> **Instructions to follow**
Return each line of the listing that contains the string "this".
-- BEGIN --
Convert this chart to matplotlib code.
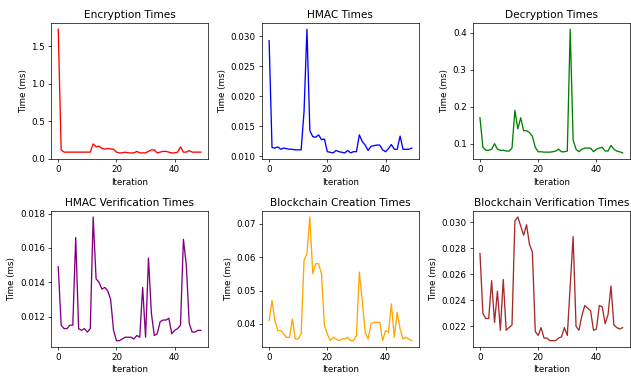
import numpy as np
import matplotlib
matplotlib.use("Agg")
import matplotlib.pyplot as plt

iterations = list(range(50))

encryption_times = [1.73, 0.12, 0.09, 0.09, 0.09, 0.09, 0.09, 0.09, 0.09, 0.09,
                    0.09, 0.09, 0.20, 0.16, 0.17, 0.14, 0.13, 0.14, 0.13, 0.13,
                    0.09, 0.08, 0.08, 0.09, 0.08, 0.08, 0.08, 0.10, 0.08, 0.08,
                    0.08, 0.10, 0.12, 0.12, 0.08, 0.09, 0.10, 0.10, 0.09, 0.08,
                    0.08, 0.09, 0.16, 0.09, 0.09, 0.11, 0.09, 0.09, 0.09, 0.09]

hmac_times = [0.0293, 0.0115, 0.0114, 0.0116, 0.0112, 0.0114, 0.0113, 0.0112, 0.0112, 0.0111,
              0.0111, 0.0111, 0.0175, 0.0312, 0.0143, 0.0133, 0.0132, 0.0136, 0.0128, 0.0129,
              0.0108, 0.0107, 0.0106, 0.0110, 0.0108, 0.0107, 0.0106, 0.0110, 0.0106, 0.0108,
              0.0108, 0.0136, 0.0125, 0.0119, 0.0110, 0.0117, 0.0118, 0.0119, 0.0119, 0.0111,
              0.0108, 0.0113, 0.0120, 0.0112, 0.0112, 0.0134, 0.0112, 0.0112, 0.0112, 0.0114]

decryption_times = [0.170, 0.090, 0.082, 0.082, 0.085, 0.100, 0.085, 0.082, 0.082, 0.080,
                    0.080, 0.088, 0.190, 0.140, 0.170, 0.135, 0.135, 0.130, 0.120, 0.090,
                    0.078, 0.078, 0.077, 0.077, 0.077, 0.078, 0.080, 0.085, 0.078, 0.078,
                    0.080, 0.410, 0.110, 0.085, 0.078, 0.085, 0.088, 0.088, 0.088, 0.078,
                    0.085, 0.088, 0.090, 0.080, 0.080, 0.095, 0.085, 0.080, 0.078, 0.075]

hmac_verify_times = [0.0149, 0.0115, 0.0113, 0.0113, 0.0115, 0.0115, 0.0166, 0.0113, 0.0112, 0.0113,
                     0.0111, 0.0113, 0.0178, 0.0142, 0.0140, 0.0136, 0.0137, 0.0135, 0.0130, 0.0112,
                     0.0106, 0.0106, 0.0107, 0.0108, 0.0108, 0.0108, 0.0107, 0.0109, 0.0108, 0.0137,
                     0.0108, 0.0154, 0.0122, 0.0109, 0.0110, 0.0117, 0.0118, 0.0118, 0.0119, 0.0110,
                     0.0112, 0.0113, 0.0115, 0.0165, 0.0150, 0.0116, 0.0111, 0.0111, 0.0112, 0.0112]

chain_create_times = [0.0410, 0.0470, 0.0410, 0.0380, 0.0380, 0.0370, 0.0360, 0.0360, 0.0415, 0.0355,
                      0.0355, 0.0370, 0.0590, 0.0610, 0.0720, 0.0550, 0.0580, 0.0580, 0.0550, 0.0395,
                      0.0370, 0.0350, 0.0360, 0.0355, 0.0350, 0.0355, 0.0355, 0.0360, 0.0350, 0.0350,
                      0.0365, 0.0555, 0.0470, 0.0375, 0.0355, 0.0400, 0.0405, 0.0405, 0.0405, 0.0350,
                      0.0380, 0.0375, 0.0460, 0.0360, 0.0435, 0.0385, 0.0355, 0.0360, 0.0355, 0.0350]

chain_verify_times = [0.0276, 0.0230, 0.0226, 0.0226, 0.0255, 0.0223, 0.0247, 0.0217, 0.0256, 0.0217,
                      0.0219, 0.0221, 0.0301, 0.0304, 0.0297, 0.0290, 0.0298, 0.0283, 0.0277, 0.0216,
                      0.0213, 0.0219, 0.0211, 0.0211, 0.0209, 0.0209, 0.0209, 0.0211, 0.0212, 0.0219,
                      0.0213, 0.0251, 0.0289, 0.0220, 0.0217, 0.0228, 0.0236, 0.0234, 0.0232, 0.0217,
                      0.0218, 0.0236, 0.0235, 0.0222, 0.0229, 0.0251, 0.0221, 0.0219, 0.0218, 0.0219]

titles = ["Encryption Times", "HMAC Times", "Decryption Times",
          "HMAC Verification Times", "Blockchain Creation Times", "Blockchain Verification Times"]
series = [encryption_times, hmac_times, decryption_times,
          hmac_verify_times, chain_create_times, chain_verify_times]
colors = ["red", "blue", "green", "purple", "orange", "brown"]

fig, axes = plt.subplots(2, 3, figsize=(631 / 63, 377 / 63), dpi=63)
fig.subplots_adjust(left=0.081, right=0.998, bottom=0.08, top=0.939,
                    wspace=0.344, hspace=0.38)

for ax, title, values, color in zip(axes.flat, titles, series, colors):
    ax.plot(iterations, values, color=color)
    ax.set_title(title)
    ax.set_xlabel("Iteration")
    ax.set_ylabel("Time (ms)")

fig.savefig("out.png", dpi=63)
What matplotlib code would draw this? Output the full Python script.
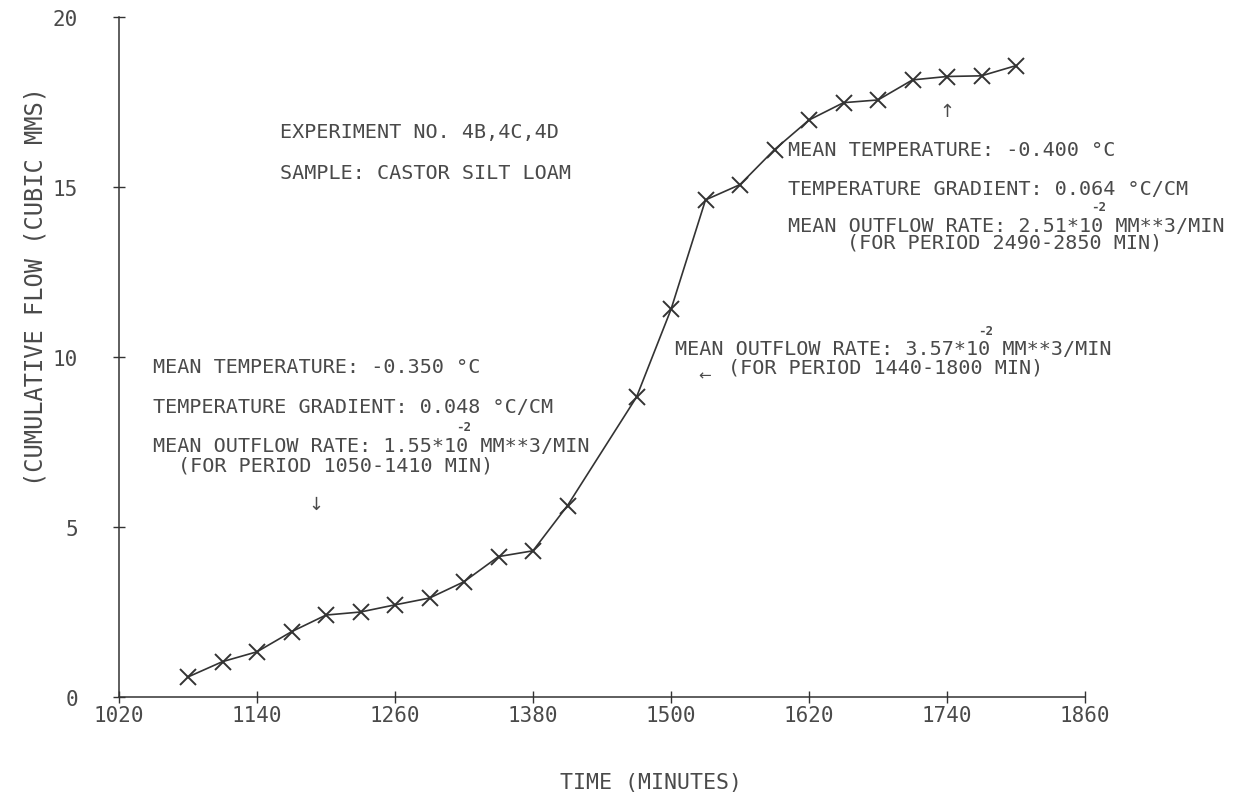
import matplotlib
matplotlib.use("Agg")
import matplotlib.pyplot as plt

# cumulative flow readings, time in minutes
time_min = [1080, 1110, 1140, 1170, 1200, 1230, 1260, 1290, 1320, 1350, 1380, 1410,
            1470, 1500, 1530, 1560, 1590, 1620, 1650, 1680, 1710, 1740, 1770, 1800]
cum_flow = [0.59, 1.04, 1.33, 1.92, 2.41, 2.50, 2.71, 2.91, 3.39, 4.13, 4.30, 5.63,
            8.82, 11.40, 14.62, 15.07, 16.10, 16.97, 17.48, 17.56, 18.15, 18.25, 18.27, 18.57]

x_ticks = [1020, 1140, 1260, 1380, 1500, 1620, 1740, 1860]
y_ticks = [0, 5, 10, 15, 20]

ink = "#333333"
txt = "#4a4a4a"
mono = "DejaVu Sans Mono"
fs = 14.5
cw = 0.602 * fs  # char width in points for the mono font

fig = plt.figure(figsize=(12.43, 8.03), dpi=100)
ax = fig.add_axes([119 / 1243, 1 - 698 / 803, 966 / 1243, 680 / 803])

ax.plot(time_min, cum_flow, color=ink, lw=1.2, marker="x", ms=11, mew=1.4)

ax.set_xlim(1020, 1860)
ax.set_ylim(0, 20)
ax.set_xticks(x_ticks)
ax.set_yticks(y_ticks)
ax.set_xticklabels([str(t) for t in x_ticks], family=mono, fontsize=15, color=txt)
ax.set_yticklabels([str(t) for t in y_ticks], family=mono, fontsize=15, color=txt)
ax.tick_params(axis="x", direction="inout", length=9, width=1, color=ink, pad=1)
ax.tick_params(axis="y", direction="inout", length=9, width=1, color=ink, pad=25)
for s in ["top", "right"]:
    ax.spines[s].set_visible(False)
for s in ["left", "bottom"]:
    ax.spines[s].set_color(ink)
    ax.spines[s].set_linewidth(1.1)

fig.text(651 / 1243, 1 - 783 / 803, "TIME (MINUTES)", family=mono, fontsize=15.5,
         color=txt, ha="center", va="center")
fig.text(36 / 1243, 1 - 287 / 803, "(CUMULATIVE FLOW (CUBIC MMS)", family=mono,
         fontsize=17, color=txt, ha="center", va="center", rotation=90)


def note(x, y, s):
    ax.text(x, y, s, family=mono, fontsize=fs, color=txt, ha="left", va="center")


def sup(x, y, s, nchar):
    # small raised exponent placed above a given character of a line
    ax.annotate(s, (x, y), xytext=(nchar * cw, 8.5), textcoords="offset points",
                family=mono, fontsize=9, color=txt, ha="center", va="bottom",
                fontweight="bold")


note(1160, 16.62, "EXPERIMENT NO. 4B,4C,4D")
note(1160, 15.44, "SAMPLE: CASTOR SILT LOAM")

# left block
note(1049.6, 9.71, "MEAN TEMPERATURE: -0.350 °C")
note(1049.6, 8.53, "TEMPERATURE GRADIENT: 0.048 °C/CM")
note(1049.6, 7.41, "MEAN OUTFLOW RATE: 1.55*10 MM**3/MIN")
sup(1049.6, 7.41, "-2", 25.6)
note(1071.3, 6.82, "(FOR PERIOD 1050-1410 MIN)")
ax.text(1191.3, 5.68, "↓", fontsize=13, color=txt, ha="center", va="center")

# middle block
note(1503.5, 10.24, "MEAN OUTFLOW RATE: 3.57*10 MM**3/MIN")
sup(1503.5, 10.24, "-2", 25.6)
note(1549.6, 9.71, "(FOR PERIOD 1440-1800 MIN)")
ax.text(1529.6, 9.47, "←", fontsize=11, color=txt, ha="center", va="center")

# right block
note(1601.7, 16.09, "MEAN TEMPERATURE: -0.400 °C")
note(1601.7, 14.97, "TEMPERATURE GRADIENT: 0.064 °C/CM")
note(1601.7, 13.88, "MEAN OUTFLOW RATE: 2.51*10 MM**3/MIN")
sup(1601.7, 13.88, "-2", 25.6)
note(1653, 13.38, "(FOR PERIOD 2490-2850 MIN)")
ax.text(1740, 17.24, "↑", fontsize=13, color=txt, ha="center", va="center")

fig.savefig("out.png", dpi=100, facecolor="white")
-- END --
-- BEGIN --
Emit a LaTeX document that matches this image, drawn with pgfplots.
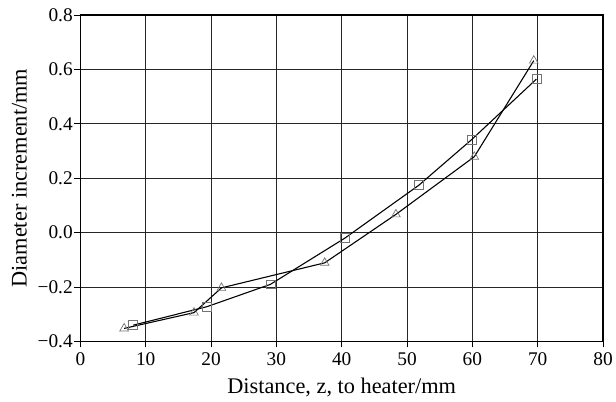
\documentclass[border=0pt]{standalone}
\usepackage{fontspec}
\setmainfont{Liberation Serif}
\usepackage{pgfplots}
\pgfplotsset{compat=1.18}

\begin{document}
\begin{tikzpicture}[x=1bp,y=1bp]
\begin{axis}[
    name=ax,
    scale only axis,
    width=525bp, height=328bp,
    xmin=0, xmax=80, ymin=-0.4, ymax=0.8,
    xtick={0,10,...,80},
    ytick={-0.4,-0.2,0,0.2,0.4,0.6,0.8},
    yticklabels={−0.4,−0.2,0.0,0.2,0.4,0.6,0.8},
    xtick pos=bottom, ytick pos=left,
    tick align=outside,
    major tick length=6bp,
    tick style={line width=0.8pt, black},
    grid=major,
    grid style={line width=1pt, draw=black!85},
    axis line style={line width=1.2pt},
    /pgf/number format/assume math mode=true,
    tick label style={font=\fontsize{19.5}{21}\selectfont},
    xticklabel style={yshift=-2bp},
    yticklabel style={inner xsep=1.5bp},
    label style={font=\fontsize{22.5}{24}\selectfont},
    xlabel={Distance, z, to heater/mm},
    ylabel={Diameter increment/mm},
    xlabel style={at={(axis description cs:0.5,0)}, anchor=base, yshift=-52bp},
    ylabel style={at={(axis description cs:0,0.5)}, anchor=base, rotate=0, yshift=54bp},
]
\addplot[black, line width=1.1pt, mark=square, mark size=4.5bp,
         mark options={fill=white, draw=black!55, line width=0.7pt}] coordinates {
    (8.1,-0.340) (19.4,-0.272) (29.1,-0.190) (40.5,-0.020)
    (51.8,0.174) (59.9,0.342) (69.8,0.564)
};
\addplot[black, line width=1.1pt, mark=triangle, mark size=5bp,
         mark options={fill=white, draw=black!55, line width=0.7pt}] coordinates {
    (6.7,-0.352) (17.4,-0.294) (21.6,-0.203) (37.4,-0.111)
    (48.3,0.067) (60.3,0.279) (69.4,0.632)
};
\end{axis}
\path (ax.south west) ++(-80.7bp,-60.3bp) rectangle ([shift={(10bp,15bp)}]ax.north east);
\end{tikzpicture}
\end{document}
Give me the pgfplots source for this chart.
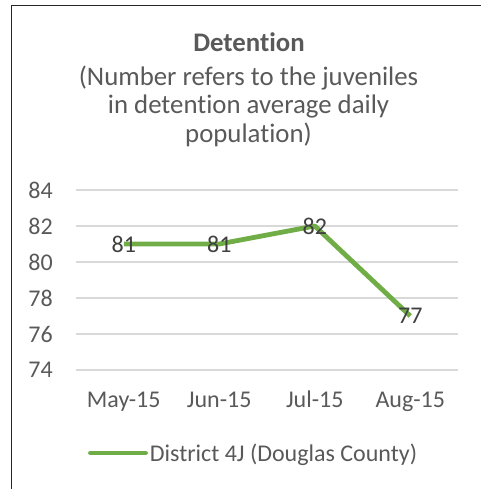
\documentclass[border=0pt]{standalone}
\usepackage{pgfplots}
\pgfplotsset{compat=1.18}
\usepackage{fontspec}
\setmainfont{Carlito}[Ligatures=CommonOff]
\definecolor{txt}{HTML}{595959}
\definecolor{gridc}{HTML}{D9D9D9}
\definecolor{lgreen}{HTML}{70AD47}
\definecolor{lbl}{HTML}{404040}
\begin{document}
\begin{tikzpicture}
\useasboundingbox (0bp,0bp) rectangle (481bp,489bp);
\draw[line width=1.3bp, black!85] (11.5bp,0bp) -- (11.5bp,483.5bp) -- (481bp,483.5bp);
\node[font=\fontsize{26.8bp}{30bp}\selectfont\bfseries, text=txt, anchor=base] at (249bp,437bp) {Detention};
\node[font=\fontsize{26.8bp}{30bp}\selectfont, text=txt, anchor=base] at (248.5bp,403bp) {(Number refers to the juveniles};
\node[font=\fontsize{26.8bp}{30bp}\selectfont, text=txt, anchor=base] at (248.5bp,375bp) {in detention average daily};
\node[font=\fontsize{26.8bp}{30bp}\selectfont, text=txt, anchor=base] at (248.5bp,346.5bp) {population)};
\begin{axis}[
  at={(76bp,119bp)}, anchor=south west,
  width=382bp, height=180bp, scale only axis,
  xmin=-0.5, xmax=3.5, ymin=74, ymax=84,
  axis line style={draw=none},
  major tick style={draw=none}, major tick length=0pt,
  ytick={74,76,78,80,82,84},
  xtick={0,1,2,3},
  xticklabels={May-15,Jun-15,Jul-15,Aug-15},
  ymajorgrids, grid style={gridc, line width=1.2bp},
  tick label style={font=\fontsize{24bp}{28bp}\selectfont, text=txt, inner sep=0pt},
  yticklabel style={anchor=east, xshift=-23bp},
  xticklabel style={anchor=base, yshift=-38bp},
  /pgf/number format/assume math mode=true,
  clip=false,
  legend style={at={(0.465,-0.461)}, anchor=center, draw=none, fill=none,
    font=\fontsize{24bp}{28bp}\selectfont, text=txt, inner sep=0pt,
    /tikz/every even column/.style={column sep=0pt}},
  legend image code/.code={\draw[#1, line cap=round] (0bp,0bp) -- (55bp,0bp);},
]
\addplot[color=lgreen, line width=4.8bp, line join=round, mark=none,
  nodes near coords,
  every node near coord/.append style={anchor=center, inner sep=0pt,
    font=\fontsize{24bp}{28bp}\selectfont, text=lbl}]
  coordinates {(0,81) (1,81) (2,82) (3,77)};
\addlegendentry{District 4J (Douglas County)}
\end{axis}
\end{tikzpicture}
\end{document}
-- END --
> **Output of the exercise**
Convert this chart to matplotlib code.
What matplotlib code would draw this? Output the full Python script.
Emit a LaTeX document that matches this image, drawn with pgfplots.
Give me the pgfplots source for this chart.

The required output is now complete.